## REQUEST
All of the data should be output character for character, except the pictures.

--- RECORDED INFORMATION ---

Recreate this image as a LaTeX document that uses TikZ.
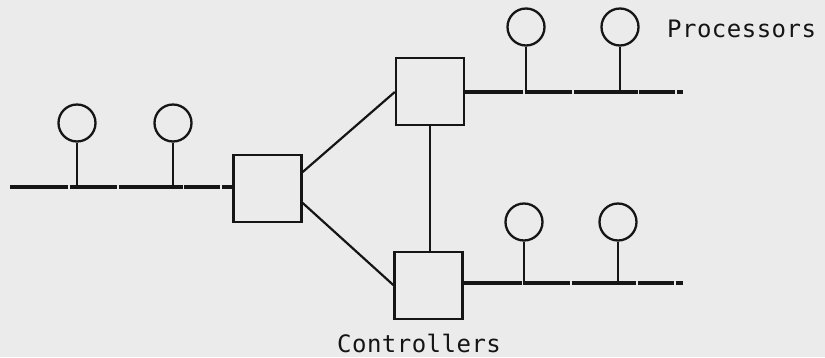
\documentclass[tikz,border=0pt]{standalone}
\usepackage{fontspec}
\newfontfamily\labelfont[LetterSpace=2]{DejaVu Sans Mono}
\definecolor{paper}{HTML}{EBEBEB}
\definecolor{ink}{HTML}{151515}
\begin{document}
\begin{tikzpicture}[x=1pt,y=-1pt,
  ctrl/.style={draw=ink,line width=2.4pt,minimum width=68pt,minimum height=67pt,inner sep=0pt},
  proc/.style={draw=ink,line width=2.3pt,circle,minimum size=37pt,inner sep=0pt},
  link/.style={draw=ink,line width=2.2pt},
  stem/.style={draw=ink,line width=2pt},
  bus/.style={draw=ink,line width=3.6pt,dash pattern=on 58pt off 1.5pt on 47pt off 2pt on 64pt off 1.5pt on 36pt off 2pt},
  lbl/.style={inner sep=0pt,text depth=0pt,font=\labelfont\fontsize{24}{28}\selectfont,text=ink}]
  % page
  \fill[paper] (0,0) rectangle (825,357);
  \useasboundingbox (0,0) rectangle (825,357);

  % controllers
  \node[ctrl] (cl) at (267.5,188.5) {};
  \node[ctrl] (ct) at (430,91.5) {};
  \node[ctrl] (cb) at (428.5,285.5) {};

  % bus ends
  \coordinate (bl) at (10,187);
  \coordinate (bt) at (683,92);
  \coordinate (bb) at (683,283);

  % processors
  \node[proc] (p1) at (77,123) {};
  \node[proc] (p2) at (173,123) {};
  \node[proc] (p3) at (526,27) {};
  \node[proc] (p4) at (620,27) {};
  \node[proc] (p5) at (524,222) {};
  \node[proc] (p6) at (618,222) {};

  % buses
  \draw[bus] (bl) -- (cl.west |- bl);
  \draw[bus] (ct.east |- bt) -- (bt);
  \draw[bus] (cb.east |- bb) -- (bb);

  % processor stems
  \draw[stem] (p1.south) -- (p1 |- bl);
  \draw[stem] (p2.south) -- (p2 |- bl);
  \draw[stem] (p3.south) -- (p3 |- bt);
  \draw[stem] (p4.south) -- (p4 |- bt);
  \draw[stem] (p5.south) -- (p5 |- bb);
  \draw[stem] (p6.south) -- (p6 |- bb);

  % controller links
  \draw[link] (cl.east |- 0,172) -- (ct.west |- 0,92);
  \draw[link] (cl.east |- 0,203) -- (cb.west |- 0,285);
  \draw[link] (ct.south -| 430,0) -- (cb.north -| 430,0);

  % labels
  \node[lbl,anchor=base west] (tp) at (667,37) {Processors};
  \node[lbl,anchor=base west] (tc) at (337,352) {Controllers};
\end{tikzpicture}
\end{document}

---

## SOLUTION FOR THIS EXERCISE
Recreate this image as a LaTeX document that uses TikZ.
\documentclass[tikz,border=0pt]{standalone}
\usepackage{fontspec}
\newfontfamily\labelfont[LetterSpace=2]{DejaVu Sans Mono}
\definecolor{paper}{HTML}{EBEBEB}
\definecolor{ink}{HTML}{151515}
\begin{document}
\begin{tikzpicture}[x=1pt,y=-1pt,
  ctrl/.style={draw=ink,line width=2.4pt,minimum width=68pt,minimum height=67pt,inner sep=0pt},
  proc/.style={draw=ink,line width=2.3pt,circle,minimum size=37pt,inner sep=0pt},
  link/.style={draw=ink,line width=2.2pt},
  stem/.style={draw=ink,line width=2pt},
  bus/.style={draw=ink,line width=3.6pt,dash pattern=on 58pt off 1.5pt on 47pt off 2pt on 64pt off 1.5pt on 36pt off 2pt},
  lbl/.style={inner sep=0pt,text depth=0pt,font=\labelfont\fontsize{24}{28}\selectfont,text=ink}]
  % page
  \fill[paper] (0,0) rectangle (825,357);
  \useasboundingbox (0,0) rectangle (825,357);

  % controllers
  \node[ctrl] (cl) at (267.5,188.5) {};
  \node[ctrl] (ct) at (430,91.5) {};
  \node[ctrl] (cb) at (428.5,285.5) {};

  % bus ends
  \coordinate (bl) at (10,187);
  \coordinate (bt) at (683,92);
  \coordinate (bb) at (683,283);

  % processors
  \node[proc] (p1) at (77,123) {};
  \node[proc] (p2) at (173,123) {};
  \node[proc] (p3) at (526,27) {};
  \node[proc] (p4) at (620,27) {};
  \node[proc] (p5) at (524,222) {};
  \node[proc] (p6) at (618,222) {};

  % buses
  \draw[bus] (bl) -- (cl.west |- bl);
  \draw[bus] (ct.east |- bt) -- (bt);
  \draw[bus] (cb.east |- bb) -- (bb);

  % processor stems
  \draw[stem] (p1.south) -- (p1 |- bl);
  \draw[stem] (p2.south) -- (p2 |- bl);
  \draw[stem] (p3.south) -- (p3 |- bt);
  \draw[stem] (p4.south) -- (p4 |- bt);
  \draw[stem] (p5.south) -- (p5 |- bb);
  \draw[stem] (p6.south) -- (p6 |- bb);

  % controller links
  \draw[link] (cl.east |- 0,172) -- (ct.west |- 0,92);
  \draw[link] (cl.east |- 0,203) -- (cb.west |- 0,285);
  \draw[link] (ct.south -| 430,0) -- (cb.north -| 430,0);

  % labels
  \node[lbl,anchor=base west] (tp) at (667,37) {Processors};
  \node[lbl,anchor=base west] (tc) at (337,352) {Controllers};
\end{tikzpicture}
\end{document}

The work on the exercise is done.